Nel mondo 160 conflitti
E ciò mi spinge a ripetere che oggi servirebbe un leader come lui. E non solo nei disumani conflitti di Gaza e dell’Ucraina, ma anche in altri che a noi europei sembrano secondari ma che ammontano a oltre centosessanta secondo un rapporto dell’Istituto di ricerca di Upssala e che hanno reso l’inizio di questo secolo il più sanguinario della storia dopo quello del Novecento con la sua Prima guerra mondiale. Il mondo di oggi è il più armato che sia mai esistito e nel 2025 sta sperimentando quella che viene presentata come una tecnologia miracolosa, l’Intelligenza artificiale, che però nelle mani sbagliate potrebbe diventare più pericolosa della bomba atomica, sperimentata ottanta anni fa, una ricorrenza tragica.
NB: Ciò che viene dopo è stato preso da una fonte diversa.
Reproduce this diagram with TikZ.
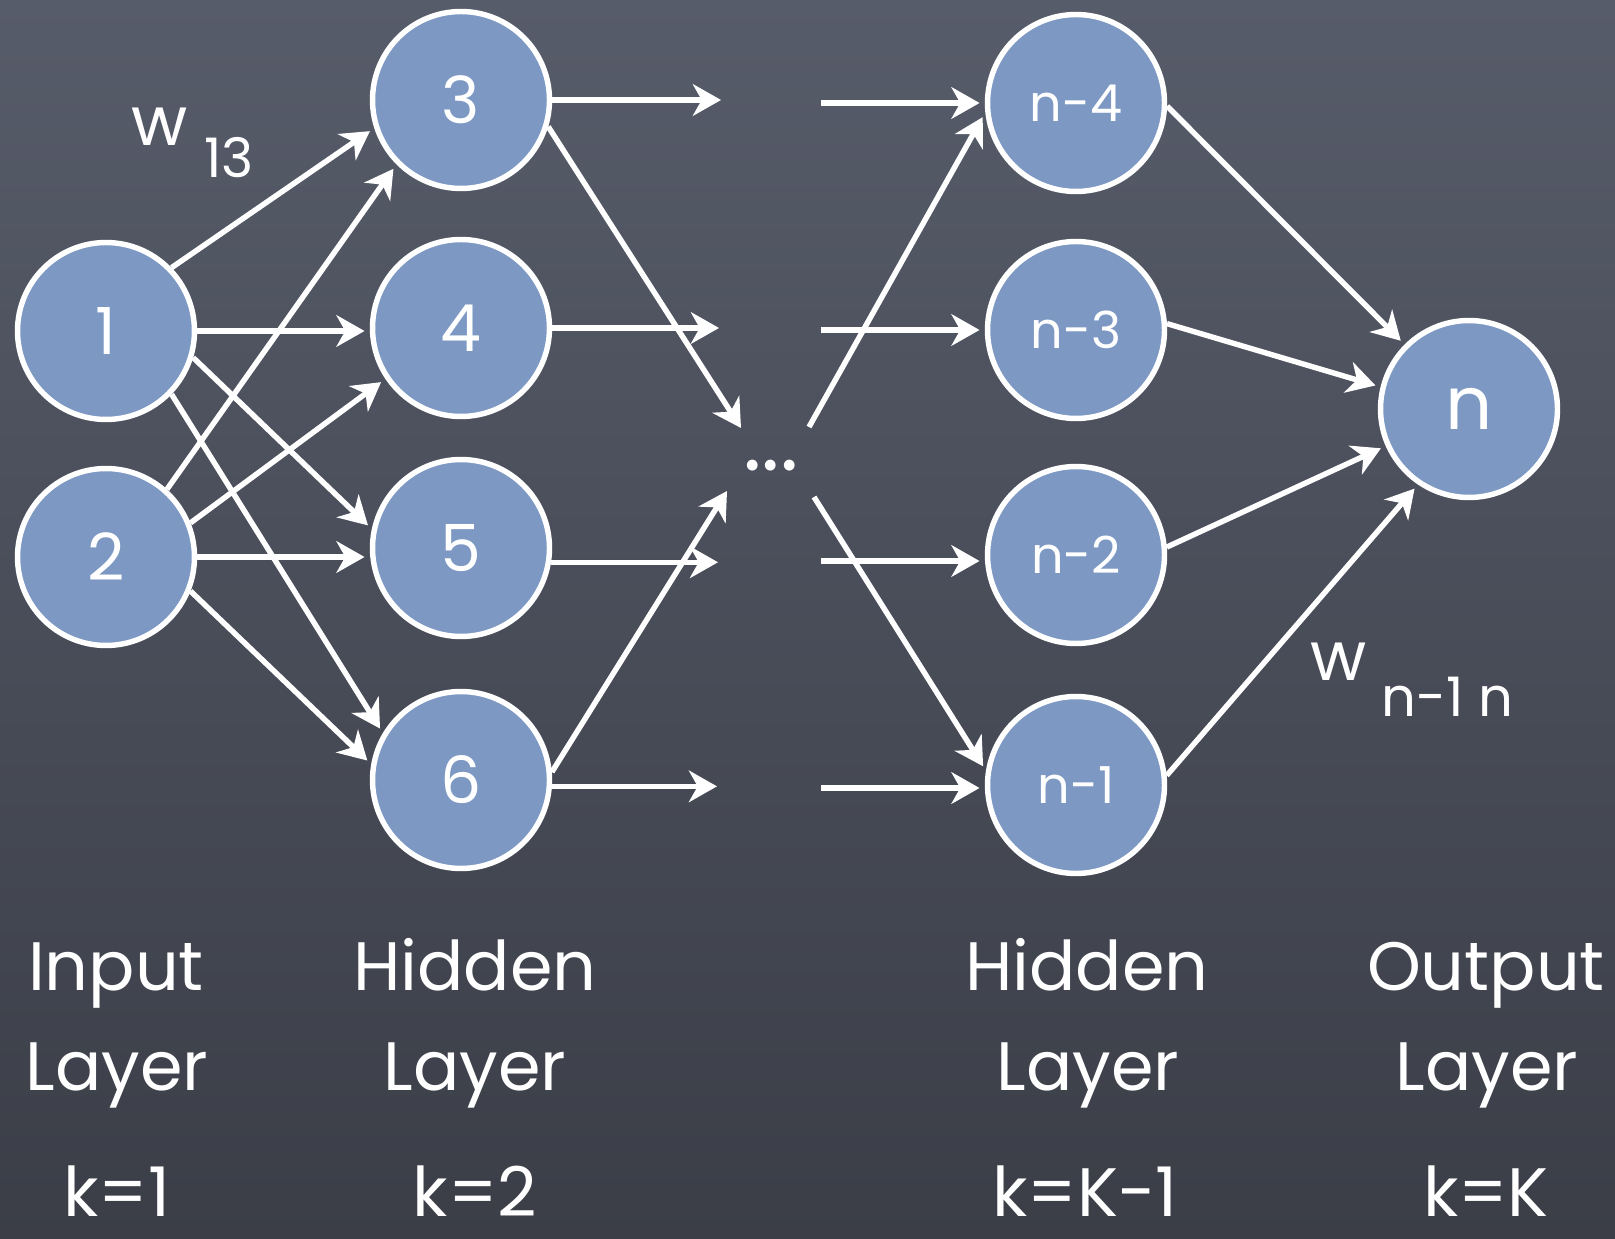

Quasi ovunque inoltre sono in corso guerre cibernetiche segrete che possono paralizzare istituzioni, quelle finanziarie e sanitarie innanzitutto, colossali imprese, l’aviazione, i commerci e così via sia nel pubblico sia nel privato. Guerre, si badi bene, che rischiano di venire privatizzate almeno in parte perché vi partecipano come mercenari non più i militari erranti del Medioevo ma le regine dell’hi tech come la Space X di Elon Musk con i suoi satelliti Starlink, e i suoi equivalenti russi, cinese, iraniani, indiani, ecc.
L’urgenza della pace
Per la prima volta, l’urgenza della pace è immediata e globale. Come la bomba atomica, i droni i missili che si autocomandano e le macchine pensanti non distinguono tra militari e civili. Che essi colpiscano fisicamente i loro obbiettivi o che distruggano i dati in rete, una rete troppo vulnerabile, il risultato è lo stesso: un numero crescente di vittime tra bambini, donne e anziani, come a Gaza e in Ucraina. Non a caso, le agenzie di spionaggio e controspionaggio di tutte le potenze, comprese le più piccole, si occupano sempre più di sicurezza cibernetica tramite apposite unità come la 8200 a Israele, la Nsa o National Security agency in America, la Bsi o Ufficio federale di informazione in Germania, la Acn o Agenzia cibernetica nazionale in Italia. Circa mezzo secolo fa Carter, il meno imperiale dei Presidenti americani, indusse il premier israeliano Begin e il presidente egiziano Sadat a riconciliarsi e compì il primo passo verso la riduzione degli arsenali atomici. Vedremo presto se Donald Trump, Vladimir Putin, Xi Jinping, Benjamin Netanyahu, l’Ayatollah Khamenei e altri leaders riusciranno a imboccare la stessa strada.